# Non-Toxic washable markers and cats



## stacyeking (Jul 7, 2008)

I know I know I know...kids will be kids and some people should really pay more attention, BUT, that said, the fact remains that my nephews colored their cat with washable markers that are marked "non-toxic" and SIL is wondering if when the cat licks it will it be harmed. She just bathed the cat and does not want to put it through that again, but will if necessary.

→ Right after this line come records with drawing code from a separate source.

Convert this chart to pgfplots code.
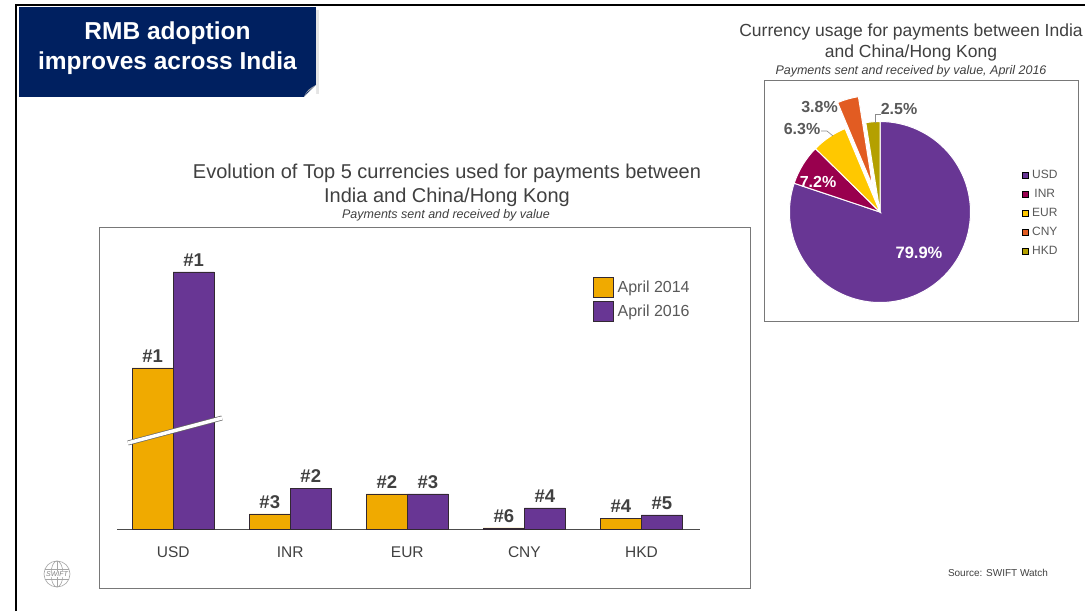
\documentclass[border=0pt]{standalone}
\usepackage{pgfplots}
\pgfplotsset{compat=1.18}
\usepackage{fontspec}
\setmainfont{Liberation Sans}
\definecolor{navy}{RGB}{0,32,96}
\definecolor{org}{RGB}{240,170,0}
\definecolor{pur}{RGB}{104,54,148}
\definecolor{inr}{RGB}{153,0,78}
\definecolor{eur}{RGB}{255,200,0}
\definecolor{cny}{RGB}{226,92,34}
\definecolor{hkd}{RGB}{180,160,0}
\definecolor{txt}{RGB}{64,64,64}
\definecolor{txt2}{RGB}{89,89,89}
\definecolor{boxg}{RGB}{120,120,120}
\definecolor{bardark}{RGB}{50,40,50}
\newcommand{\fs}[1]{\fontsize{#1}{#1}\selectfont}
\newcommand{\pieslice}[4]{%
  \fill[#3, draw=white, line width=1pt] (axis cs:0,0) ++({90-(#1+#2/2)*3.6108}:#4pt) -- ++({90-(#1+#2)*3.6108}:90.5pt) arc[start angle={90-(#1+#2)*3.6108}, end angle={90-#1*3.6108}, radius=90.5pt] -- cycle;}
\begin{document}
\begin{tikzpicture}[x=1pt,y=1pt]
\path[use as bounding box, fill=white] (0,0) rectangle (1085,611);
% slide frame
\draw[black, line width=2pt] (16,0) -- (16,606) -- (1085,606);
% title box
\fill[black!10] (316,517) rectangle (319,601);
\fill[navy] (19,514) rectangle (316,604);
\fill[white] (304,514) -- (316,514) -- (316,526) -- cycle;
\fill[black!35] (304,514) .. controls (306,520) and (310,523) .. (316,526) -- (310,521) .. controls (307,519) .. (304,514);
\node[anchor=base, text=white, font=\bfseries\fs{24.5}] at (167.5,571) {RMB adoption};
\node[anchor=base, text=white, font=\bfseries\fs{24.5}] at (167.5,541) {improves across India};
% bar chart titles and box
\node[anchor=base, text=txt, font=\fs{20}] at (447,432) {Evolution of Top 5 currencies used for payments between};
\node[anchor=base, text=txt, font=\fs{20}] at (447,408) {India and China/Hong Kong};
\node[anchor=base, text=txt, font=\itshape\fs{12.5}] at (446,392) {Payments sent and received by value};
\draw[boxg, line width=0.8pt] (99,23) rectangle (750,384);
% pie titles and box
\node[anchor=base, text=txt, font=\fs{17.5}] at (911,574) {Currency usage for payments between India};
\node[anchor=base, text=txt, font=\fs{17.5}] at (911,553) {and China/Hong Kong};
\node[anchor=base, text=txt, font=\itshape\fs{12.5}] at (911,536) {Payments sent and received by value, April 2016};
\draw[boxg, line width=0.8pt] (764,290) rectangle (1078,531);
% source and logo
\node[text=txt, font=\fs{10}] at (998,38) {Source: SWIFT Watch};
\begin{scope}[shift={(57,37)}]
\draw[gray!70, line width=0.6pt] (0,0) circle (13);
\draw[gray!70, line width=0.6pt] (0,0) ellipse (6 and 13);
\draw[gray!70, line width=0.6pt] (0,-13) -- (0,13);
\draw[gray!70, line width=0.6pt] (-12,5) -- (12,5);
\draw[gray!70, line width=0.6pt] (-12,-5) -- (12,-5);
\node[fill=white, inner sep=0.5pt, text=gray, font=\itshape\fs{7}] at (0,0) {SWIFT};
\end{scope}
% bar chart
\begin{axis}[
  at={(117pt,82pt)}, anchor=south west, scale only axis,
  width=583pt, height=289pt,
  xmin=-0.48, xmax=4.5, ymin=0, ymax=51.6,
  axis x line=bottom, axis y line=none,
  axis line style={-, draw=black!70, line width=1pt},
  xtick={0,1,2,3,4}, xticklabels={USD,INR,EUR,CNY,HKD},
  major tick length=0pt,
  xticklabel style={font=\fs{15.5}, text=txt, yshift=-14pt},
  ybar=0pt, bar width=41pt, clip=false,
  nodes near coords, point meta=explicit symbolic,
  every node near coord/.append style={font=\bfseries\fs{18.5}, text=txt, yshift=2pt},
  legend style={at={(0.811,0.879)}, anchor=north west, draw=none, fill=none, font=\fs{16}, text=txt2, row sep=3pt},
]
\addplot[fill=org, draw=bardark, line width=0.6pt,
  legend image code/.code={\draw[fill=org, draw=bardark, line width=0.6pt] (0pt,-10pt) rectangle (20pt,10pt); \path (22pt,0pt);}]
  coordinates {(0,28.75)[\#1] (1,2.68)[\#3] (2,6.25)[\#2] (3,0.2)[\#6] (4,1.96)[\#4]};
\addlegendentry{April 2014}
\addplot[fill=pur, draw=bardark, line width=0.6pt,
  legend image code/.code={\draw[fill=pur, draw=bardark, line width=0.6pt] (0pt,-10pt) rectangle (20pt,10pt); \path (22pt,0pt);}]
  coordinates {(0,45.9)[\#1] (1,7.32)[\#2] (2,6.25)[\#3] (3,3.75)[\#4] (4,2.5)[\#5]};
\addlegendentry{April 2016}
\draw[draw=black!60, double=white, double distance=3.5pt, line width=0.7pt] (axis cs:-0.386,15.36) -- (axis cs:0.417,19.82);
\end{axis}
% pie chart
\begin{axis}[
  at={(880pt,399pt)}, anchor=center, x=1pt, y=1pt,
  xmin=-110, xmax=110, ymin=-110, ymax=110,
  hide axis, clip=false,
  legend image code/.code={\fill[#1] (0pt,-3pt) rectangle (6pt,3pt); \path (7.5pt,0pt);},
  legend style={at={(axis cs:142,44)}, anchor=north west, draw=none, fill=none, font=\fs{12}, text=txt2, row sep=5.3pt, inner sep=0pt},
]
\pieslice{0}{79.9}{pur}{0}
\pieslice{79.9}{7.2}{inr}{0}
\pieslice{87.1}{6.3}{eur}{0}
\pieslice{93.4}{3.8}{cny}{27}
\pieslice{97.2}{2.5}{hkd}{0}
\addlegendimage{fill=pur}\addlegendentry{USD}
\addlegendimage{fill=inr}\addlegendentry{INR}
\addlegendimage{fill=eur}\addlegendentry{EUR}
\addlegendimage{fill=cny}\addlegendentry{CNY}
\addlegendimage{fill=hkd}\addlegendentry{HKD}
\node[text=white, font=\bfseries\fs{16.5}] at (axis cs:39,-41) {79.9\%};
\node[text=white, font=\bfseries\fs{16}] at (axis cs:-62,30) {7.2\%};
\node[text=txt2, font=\bfseries\fs{16}] at (axis cs:-78,83) {6.3\%};
\node[text=txt2, font=\bfseries\fs{16}] at (axis cs:-60.5,105) {3.8\%};
\node[text=txt2, font=\bfseries\fs{16}] at (axis cs:19,103) {2.5\%};
\draw[txt2!70, line width=0.6pt] (axis cs:-59,81) -- (axis cs:-53,81) -- (axis cs:-47,76);
\draw[txt2!70, line width=0.6pt] (axis cs:-5,89) -- (axis cs:-5,98) -- (axis cs:1,98);
\end{axis}
\end{tikzpicture}
\end{document}
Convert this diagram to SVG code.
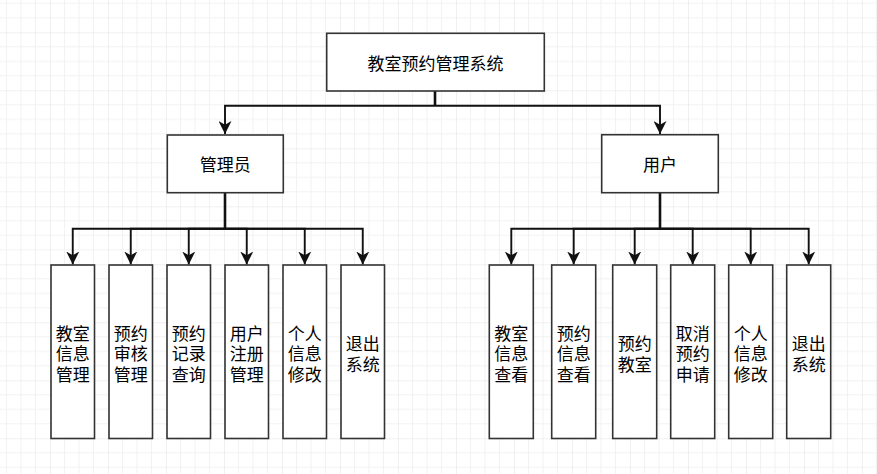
<svg xmlns="http://www.w3.org/2000/svg" width="877" height="474" viewBox="0 0 877 474">
<style>
.box{fill:#fff;stroke:#333;stroke-width:1.6}
.t{font-family:"Noto Sans CJK SC","Noto Sans",sans-serif;font-size:17px;fill:#000;text-anchor:middle;dominant-baseline:central}
.c{fill:none;stroke:#111;stroke-width:1.9;marker-end:url(#arr)}
.trunk{fill:none;stroke:#111;stroke-width:2.6}
</style>
<defs>
<pattern id="grid" patternUnits="userSpaceOnUse" x="50" y="32.3" width="58" height="58">
<path d="M14.5,0V58M29,0V58M43.5,0V58M0,14.5H58M0,29H58M0,43.5H58" stroke="#f2f2f2" stroke-width="1" fill="none"/>
<path d="M0,0V58M0,0H58" stroke="#e2e2e2" stroke-width="1" fill="none"/>
</pattern>
<marker id="arr" markerUnits="userSpaceOnUse" viewBox="0 0 13 13" refX="13" refY="6.5" markerWidth="13" markerHeight="13" orient="auto">
<path d="M13,6.5L0,0L3.8,6.5L0,13Z" fill="#111"/>
</marker>
</defs>
<rect width="877" height="474" fill="#fff"/>
<rect width="877" height="474" fill="url(#grid)"/>
<g id="connectors">
<path class="trunk" d="M435,91V105.7"/>
<path class="c" d="M435,105.7H225V134"/>
<path class="c" d="M435,105.7H660V134"/>
<path class="trunk" d="M225,192.7V228.7"/>
<path class="c" d="M225,228.7H72.75V264.5"/>
<path class="c" d="M225,228.7H130.75V264.5"/>
<path class="c" d="M225,228.7H188.75V264.5"/>
<path class="c" d="M225,228.7H246.75V264.5"/>
<path class="c" d="M225,228.7H304.75V264.5"/>
<path class="c" d="M225,228.7H362.75V264.5"/>
<path class="trunk" d="M660,192.7V228.7"/>
<path class="c" d="M660,228.7H511.3V264.5"/>
<path class="c" d="M660,228.7H573.7V264.5"/>
<path class="c" d="M660,228.7H634.7V264.5"/>
<path class="c" d="M660,228.7H692.7V264.5"/>
<path class="c" d="M660,228.7H750.7V264.5"/>
<path class="c" d="M660,228.7H808.7V264.5"/>
</g>
<g id="root"><rect class="box" x="326.7" y="33.3" width="217.6" height="57.7"/><text class="t" x="435.5" y="62.5">教室预约管理系统</text></g>
<g id="admin"><rect class="box" x="167.3" y="135" width="116" height="57.7"/><text class="t" x="225.3" y="163.5">管理员</text></g>
<g id="user"><rect class="box" x="601.7" y="134.7" width="116.6" height="58"/><text class="t" x="660" y="163.5">用户</text></g>
<g id="a1"><rect class="box" x="51" y="265" width="43.5" height="173.5"/><text class="t" x="72.75"><tspan x="72.75" y="331.5">教室</tspan><tspan x="72.75" y="352.3">信息</tspan><tspan x="72.75" y="373.1">管理</tspan></text></g>
<g id="a2"><rect class="box" x="109" y="265" width="43.5" height="173.5"/><text class="t" x="130.75"><tspan x="130.75" y="331.5">预约</tspan><tspan x="130.75" y="352.3">审核</tspan><tspan x="130.75" y="373.1">管理</tspan></text></g>
<g id="a3"><rect class="box" x="167" y="265" width="43.5" height="173.5"/><text class="t" x="188.75"><tspan x="188.75" y="331.5">预约</tspan><tspan x="188.75" y="352.3">记录</tspan><tspan x="188.75" y="373.1">查询</tspan></text></g>
<g id="a4"><rect class="box" x="225" y="265" width="43.5" height="173.5"/><text class="t" x="246.75"><tspan x="246.75" y="331.5">用户</tspan><tspan x="246.75" y="352.3">注册</tspan><tspan x="246.75" y="373.1">管理</tspan></text></g>
<g id="a5"><rect class="box" x="283" y="265" width="43.5" height="173.5"/><text class="t" x="304.75"><tspan x="304.75" y="331.5">个人</tspan><tspan x="304.75" y="352.3">信息</tspan><tspan x="304.75" y="373.1">修改</tspan></text></g>
<g id="a6"><rect class="box" x="341" y="265" width="43.5" height="173.5"/><text class="t" x="362.75"><tspan x="362.75" y="342">退出</tspan><tspan x="362.75" y="362.8">系统</tspan></text></g>
<g id="u1"><rect class="box" x="489.3" y="265" width="44" height="173.5"/><text class="t" x="511.3"><tspan x="511.3" y="331.5">教室</tspan><tspan x="511.3" y="352.3">信息</tspan><tspan x="511.3" y="373.1">查看</tspan></text></g>
<g id="u2"><rect class="box" x="551.7" y="265" width="44" height="173.5"/><text class="t" x="573.7"><tspan x="573.7" y="331.5">预约</tspan><tspan x="573.7" y="352.3">信息</tspan><tspan x="573.7" y="373.1">查看</tspan></text></g>
<g id="u3"><rect class="box" x="612.7" y="265" width="44" height="173.5"/><text class="t" x="634.7"><tspan x="634.7" y="342">预约</tspan><tspan x="634.7" y="362.8">教室</tspan></text></g>
<g id="u4"><rect class="box" x="670.7" y="265" width="44" height="173.5"/><text class="t" x="692.7"><tspan x="692.7" y="331.5">取消</tspan><tspan x="692.7" y="352.3">预约</tspan><tspan x="692.7" y="373.1">申请</tspan></text></g>
<g id="u5"><rect class="box" x="728.7" y="265" width="44" height="173.5"/><text class="t" x="750.7"><tspan x="750.7" y="331.5">个人</tspan><tspan x="750.7" y="352.3">信息</tspan><tspan x="750.7" y="373.1">修改</tspan></text></g>
<g id="u6"><rect class="box" x="786.7" y="265" width="44" height="173.5"/><text class="t" x="808.7"><tspan x="808.7" y="342">退出</tspan><tspan x="808.7" y="362.8">系统</tspan></text></g>
</svg>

Anyone had experience with this or knowledge as to whether "non-toxic" to little boys means the same to cats as far as markers go?

Thank you.

Stacye


----------



## Casnos Minis (Jul 7, 2008)

Have her use Dawn Dish liquid. That's what I had to use when my son put a whole tube of Desitin on our kitten 3 years ago. I had to keep bathing him.

Christy


----------



## mininik (Jul 7, 2008)

I would put a call in to the ASPCA Poison Control Center, or the vet just in case: (888) 426-4435.

I do NOT recommend using Dawn or any other sort of dish soap on any animal, especially cats. Yes, Dawn is used on animals in oil spills and it's great for marketing, but Dawn is a very harsh product, those animals are destined to die without help and many still do die. Cats are very sensitive creatures and a reaction is NOT unlikely. There are specialty wash products for cats available at your local pet store that are very mild and will likely help.


----------



## Minimor (Jul 8, 2008)

I would call the vet & ask, and I almost certainly would wash the marker off the cat, assuming it will come off.

Many things which are non-toxic to humans, even very small humans, are extremely toxic to cats, so I wouldn't just assume the markers won't hurt the cat.

I second the advice to not use Dawn on a cat. I'd get some proper shampoo from the pet store & use that.

Interestingly enough the Double K horse shampoo is also labelled for pets, including cats--I don't bathe my cats but when I read that label I thought it was a good product to have on hand, just in case.


----------